▶ Your goal
Go through the data below. Pull out every line that has the word "this".

▶ Record excerpts
↓
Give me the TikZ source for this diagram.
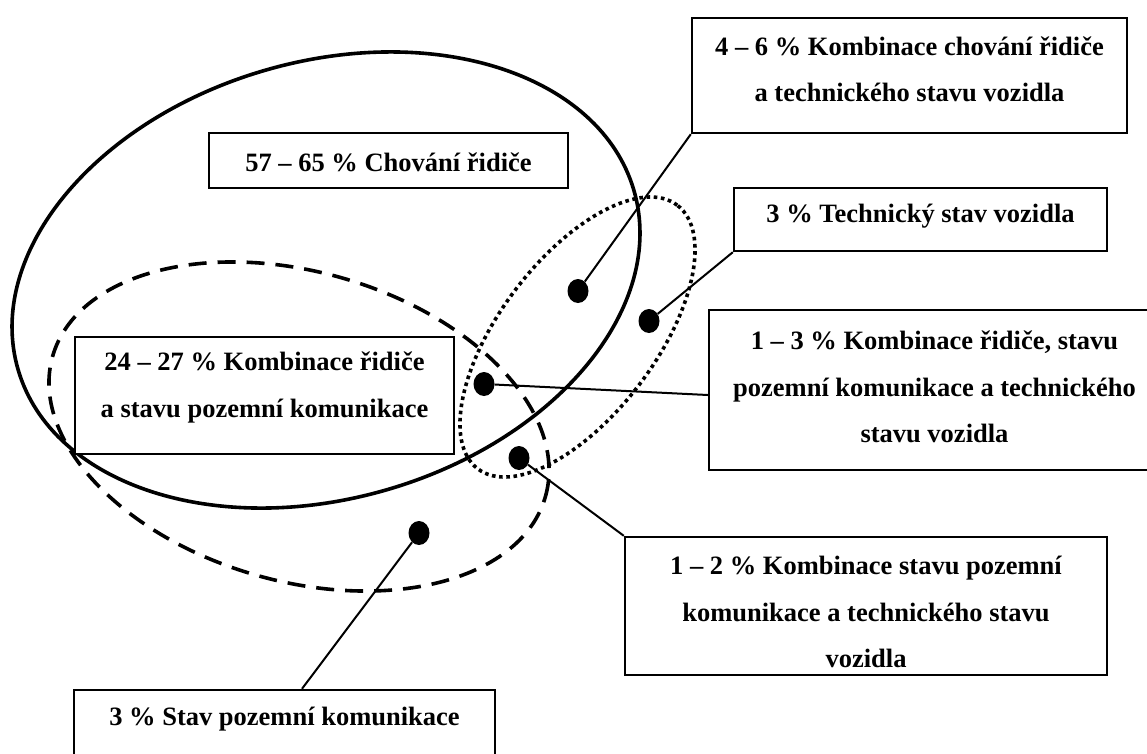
↑
↓
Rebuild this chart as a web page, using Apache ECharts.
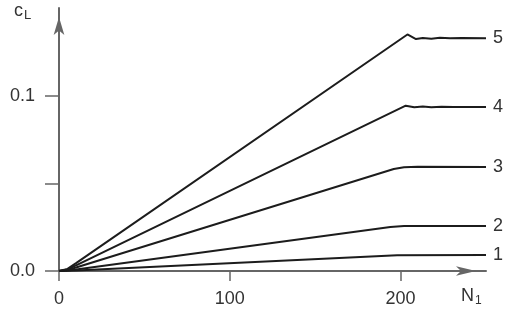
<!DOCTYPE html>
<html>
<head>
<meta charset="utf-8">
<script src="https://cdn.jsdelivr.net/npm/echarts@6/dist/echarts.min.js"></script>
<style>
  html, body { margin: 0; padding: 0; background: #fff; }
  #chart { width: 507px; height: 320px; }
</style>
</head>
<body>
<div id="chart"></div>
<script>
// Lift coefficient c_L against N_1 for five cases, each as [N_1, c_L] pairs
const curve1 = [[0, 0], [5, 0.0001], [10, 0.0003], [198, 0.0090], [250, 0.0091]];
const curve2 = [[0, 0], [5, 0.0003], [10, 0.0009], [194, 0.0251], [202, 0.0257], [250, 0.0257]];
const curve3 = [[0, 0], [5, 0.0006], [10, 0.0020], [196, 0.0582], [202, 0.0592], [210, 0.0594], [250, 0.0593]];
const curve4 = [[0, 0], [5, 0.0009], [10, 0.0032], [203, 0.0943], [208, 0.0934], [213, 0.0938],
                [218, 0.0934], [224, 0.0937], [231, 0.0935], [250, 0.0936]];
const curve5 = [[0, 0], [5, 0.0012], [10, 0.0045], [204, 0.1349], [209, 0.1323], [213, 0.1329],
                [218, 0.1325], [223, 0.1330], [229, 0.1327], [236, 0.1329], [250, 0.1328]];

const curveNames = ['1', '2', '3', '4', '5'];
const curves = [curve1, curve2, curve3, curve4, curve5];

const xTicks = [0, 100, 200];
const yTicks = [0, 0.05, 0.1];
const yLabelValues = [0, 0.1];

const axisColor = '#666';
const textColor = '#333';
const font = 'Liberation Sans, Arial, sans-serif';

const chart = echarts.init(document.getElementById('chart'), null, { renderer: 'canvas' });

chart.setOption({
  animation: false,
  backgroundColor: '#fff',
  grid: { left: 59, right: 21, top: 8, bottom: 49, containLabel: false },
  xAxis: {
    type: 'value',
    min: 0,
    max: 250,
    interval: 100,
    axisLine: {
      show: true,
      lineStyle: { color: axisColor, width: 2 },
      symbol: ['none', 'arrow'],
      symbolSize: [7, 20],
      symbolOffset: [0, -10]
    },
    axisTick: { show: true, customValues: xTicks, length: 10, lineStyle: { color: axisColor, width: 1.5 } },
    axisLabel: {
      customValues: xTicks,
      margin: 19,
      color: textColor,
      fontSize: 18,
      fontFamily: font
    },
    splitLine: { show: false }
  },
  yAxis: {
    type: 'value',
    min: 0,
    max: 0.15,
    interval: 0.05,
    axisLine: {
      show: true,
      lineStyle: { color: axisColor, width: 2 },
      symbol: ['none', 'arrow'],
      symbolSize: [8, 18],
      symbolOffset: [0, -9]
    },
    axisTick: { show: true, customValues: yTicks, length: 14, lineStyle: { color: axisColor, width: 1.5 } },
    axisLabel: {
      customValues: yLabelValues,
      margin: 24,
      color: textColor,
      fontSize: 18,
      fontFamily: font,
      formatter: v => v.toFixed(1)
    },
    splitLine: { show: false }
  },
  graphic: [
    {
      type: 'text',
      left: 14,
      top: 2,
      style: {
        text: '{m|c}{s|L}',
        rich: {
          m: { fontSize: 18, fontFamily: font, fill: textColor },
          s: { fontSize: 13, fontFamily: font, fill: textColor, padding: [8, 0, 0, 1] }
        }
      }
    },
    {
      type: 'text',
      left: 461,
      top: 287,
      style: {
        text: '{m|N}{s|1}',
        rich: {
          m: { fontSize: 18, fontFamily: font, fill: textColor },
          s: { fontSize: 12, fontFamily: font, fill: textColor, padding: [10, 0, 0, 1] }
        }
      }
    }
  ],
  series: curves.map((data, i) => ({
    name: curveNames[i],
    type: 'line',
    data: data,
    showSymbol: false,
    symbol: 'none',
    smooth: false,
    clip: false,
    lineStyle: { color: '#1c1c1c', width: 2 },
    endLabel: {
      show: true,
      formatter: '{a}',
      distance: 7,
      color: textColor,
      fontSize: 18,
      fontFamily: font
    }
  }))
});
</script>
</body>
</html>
↑
▶ Task result
Give me the TikZ source for this diagram.
Rebuild this chart as a web page, using Apache ECharts.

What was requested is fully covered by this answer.